Records with drawing code
·····

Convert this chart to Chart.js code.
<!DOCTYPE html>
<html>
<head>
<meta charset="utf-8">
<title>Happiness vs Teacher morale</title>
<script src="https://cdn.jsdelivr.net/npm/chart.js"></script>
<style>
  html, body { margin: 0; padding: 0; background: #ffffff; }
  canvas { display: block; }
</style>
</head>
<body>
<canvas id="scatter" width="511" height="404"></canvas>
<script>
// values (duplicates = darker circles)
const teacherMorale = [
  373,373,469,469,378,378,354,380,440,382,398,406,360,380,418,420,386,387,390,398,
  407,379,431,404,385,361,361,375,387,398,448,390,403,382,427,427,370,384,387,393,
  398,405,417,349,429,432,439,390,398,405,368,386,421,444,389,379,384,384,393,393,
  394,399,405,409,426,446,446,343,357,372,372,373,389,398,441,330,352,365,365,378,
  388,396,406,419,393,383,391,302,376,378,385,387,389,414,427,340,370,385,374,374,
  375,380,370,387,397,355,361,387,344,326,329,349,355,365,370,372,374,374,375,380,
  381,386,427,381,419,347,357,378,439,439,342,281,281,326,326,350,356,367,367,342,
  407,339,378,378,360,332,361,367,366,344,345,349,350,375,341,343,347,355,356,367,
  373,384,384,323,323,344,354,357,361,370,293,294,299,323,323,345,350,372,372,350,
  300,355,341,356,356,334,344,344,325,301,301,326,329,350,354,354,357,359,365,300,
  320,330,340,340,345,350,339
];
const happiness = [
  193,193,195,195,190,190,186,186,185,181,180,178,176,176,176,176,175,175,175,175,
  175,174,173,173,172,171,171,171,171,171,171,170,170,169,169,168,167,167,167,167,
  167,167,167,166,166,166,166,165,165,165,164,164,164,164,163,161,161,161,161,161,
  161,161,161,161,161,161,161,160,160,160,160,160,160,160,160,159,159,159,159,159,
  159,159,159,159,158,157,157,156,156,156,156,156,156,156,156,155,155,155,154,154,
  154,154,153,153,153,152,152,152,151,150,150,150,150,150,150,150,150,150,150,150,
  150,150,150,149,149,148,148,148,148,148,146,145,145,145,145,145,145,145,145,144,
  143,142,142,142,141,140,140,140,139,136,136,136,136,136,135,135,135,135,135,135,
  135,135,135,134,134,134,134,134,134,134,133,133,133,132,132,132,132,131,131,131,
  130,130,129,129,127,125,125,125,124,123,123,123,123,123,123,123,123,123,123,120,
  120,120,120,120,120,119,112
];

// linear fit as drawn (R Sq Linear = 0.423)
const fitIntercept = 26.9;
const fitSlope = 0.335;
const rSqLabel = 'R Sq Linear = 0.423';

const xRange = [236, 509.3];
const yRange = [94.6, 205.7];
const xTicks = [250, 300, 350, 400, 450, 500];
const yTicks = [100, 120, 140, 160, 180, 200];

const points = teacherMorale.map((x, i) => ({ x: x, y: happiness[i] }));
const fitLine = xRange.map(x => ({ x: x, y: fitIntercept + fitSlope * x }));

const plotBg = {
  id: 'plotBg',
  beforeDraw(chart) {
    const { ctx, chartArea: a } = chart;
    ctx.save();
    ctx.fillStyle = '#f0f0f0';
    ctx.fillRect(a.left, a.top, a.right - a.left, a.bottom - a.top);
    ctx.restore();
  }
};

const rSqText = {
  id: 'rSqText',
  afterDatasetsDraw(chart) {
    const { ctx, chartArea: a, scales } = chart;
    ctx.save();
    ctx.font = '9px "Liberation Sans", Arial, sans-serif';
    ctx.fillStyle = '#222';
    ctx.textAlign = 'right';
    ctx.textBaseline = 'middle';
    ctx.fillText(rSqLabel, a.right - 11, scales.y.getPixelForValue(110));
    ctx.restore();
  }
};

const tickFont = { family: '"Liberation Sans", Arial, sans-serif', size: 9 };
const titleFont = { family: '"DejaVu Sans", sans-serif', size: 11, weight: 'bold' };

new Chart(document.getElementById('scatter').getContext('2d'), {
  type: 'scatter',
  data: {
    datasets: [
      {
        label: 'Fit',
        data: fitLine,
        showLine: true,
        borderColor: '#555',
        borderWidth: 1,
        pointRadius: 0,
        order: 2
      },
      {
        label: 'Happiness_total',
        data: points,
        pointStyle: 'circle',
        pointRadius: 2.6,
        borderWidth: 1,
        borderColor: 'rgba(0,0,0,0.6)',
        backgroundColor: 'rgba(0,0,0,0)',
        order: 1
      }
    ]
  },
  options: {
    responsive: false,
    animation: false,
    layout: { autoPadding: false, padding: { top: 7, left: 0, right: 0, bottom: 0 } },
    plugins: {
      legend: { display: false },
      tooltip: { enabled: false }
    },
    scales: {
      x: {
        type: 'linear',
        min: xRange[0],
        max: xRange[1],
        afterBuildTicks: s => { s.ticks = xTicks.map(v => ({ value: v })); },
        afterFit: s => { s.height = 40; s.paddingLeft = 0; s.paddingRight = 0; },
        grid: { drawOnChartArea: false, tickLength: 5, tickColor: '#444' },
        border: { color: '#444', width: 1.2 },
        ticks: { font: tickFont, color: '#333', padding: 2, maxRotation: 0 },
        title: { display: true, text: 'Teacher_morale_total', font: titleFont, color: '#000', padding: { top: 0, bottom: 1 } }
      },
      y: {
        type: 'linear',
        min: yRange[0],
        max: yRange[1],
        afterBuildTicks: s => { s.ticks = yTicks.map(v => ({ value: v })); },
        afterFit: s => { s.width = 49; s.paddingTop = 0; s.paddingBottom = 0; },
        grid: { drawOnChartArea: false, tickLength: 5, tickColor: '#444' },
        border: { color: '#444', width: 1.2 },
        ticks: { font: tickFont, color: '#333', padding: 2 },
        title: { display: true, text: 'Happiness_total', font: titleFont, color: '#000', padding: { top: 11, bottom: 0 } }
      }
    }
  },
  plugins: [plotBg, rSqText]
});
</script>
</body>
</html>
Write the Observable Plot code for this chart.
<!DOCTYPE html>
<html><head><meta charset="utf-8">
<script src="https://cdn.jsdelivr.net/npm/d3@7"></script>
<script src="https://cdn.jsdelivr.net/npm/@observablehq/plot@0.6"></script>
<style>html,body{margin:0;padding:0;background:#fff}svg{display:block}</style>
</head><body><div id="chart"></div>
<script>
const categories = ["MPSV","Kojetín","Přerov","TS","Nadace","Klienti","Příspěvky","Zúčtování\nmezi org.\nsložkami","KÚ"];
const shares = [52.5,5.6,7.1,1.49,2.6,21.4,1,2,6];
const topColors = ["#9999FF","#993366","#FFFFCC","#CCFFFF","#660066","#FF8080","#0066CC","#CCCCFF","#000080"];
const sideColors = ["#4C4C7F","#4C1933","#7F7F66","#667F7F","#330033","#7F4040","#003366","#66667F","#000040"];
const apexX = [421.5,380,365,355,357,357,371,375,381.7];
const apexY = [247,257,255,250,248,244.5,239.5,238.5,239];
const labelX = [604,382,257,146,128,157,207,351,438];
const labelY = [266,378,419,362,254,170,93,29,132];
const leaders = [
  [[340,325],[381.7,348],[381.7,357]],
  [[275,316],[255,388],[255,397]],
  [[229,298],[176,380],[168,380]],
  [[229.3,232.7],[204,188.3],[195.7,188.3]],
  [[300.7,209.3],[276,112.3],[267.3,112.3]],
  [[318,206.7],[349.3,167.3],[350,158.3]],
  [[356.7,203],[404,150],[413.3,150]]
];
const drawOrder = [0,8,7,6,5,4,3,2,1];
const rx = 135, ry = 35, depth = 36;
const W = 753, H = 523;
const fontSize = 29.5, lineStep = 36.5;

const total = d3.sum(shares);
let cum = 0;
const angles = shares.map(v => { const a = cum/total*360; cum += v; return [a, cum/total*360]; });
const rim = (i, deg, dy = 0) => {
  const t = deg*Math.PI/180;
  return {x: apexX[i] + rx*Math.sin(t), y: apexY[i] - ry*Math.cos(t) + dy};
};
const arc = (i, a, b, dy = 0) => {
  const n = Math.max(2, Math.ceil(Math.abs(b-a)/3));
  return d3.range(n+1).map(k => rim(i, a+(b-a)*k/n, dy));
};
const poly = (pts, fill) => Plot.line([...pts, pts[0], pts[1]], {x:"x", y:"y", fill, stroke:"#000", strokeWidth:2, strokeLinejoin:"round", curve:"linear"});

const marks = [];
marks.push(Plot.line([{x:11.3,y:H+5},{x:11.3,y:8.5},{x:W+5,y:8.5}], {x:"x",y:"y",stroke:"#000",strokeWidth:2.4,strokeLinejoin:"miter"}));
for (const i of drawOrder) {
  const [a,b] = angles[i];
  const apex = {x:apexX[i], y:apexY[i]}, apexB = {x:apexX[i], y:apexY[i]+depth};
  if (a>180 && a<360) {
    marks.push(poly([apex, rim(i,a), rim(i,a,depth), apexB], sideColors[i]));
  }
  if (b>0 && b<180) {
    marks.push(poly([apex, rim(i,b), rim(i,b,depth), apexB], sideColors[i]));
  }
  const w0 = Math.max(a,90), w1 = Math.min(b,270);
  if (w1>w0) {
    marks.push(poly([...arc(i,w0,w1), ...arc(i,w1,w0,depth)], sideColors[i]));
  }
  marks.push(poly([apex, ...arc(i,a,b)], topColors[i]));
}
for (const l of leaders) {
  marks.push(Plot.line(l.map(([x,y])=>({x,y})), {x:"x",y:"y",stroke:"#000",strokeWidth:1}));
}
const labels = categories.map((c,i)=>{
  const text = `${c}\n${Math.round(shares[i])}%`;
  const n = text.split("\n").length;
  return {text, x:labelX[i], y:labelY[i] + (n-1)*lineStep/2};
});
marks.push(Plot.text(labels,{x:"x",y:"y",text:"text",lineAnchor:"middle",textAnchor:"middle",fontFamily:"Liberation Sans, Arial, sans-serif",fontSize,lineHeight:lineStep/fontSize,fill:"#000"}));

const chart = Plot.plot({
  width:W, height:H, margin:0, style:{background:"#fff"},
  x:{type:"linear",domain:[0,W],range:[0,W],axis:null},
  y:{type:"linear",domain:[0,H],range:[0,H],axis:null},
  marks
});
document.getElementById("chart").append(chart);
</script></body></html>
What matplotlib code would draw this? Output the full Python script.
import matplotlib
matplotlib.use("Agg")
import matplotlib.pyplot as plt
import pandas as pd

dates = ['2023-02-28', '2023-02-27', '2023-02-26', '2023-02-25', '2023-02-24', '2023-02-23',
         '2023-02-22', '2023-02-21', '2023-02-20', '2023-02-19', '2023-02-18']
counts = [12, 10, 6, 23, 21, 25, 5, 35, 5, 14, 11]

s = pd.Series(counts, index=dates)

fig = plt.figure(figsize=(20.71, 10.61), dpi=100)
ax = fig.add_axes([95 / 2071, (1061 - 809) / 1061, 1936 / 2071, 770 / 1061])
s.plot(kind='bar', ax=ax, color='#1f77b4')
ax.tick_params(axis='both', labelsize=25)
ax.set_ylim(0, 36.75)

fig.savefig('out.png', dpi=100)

·····

Aim
Print from the line containing "What matplotlib code" to the last line above, exactly as written.

Exercise output
What matplotlib code would draw this? Output the full Python script.
import matplotlib
matplotlib.use("Agg")
import matplotlib.pyplot as plt
import pandas as pd

dates = ['2023-02-28', '2023-02-27', '2023-02-26', '2023-02-25', '2023-02-24', '2023-02-23',
         '2023-02-22', '2023-02-21', '2023-02-20', '2023-02-19', '2023-02-18']
counts = [12, 10, 6, 23, 21, 25, 5, 35, 5, 14, 11]

s = pd.Series(counts, index=dates)

fig = plt.figure(figsize=(20.71, 10.61), dpi=100)
ax = fig.add_axes([95 / 2071, (1061 - 809) / 1061, 1936 / 2071, 770 / 1061])
s.plot(kind='bar', ax=ax, color='#1f77b4')
ax.tick_params(axis='both', labelsize=25)
ax.set_ylim(0, 36.75)

fig.savefig('out.png', dpi=100)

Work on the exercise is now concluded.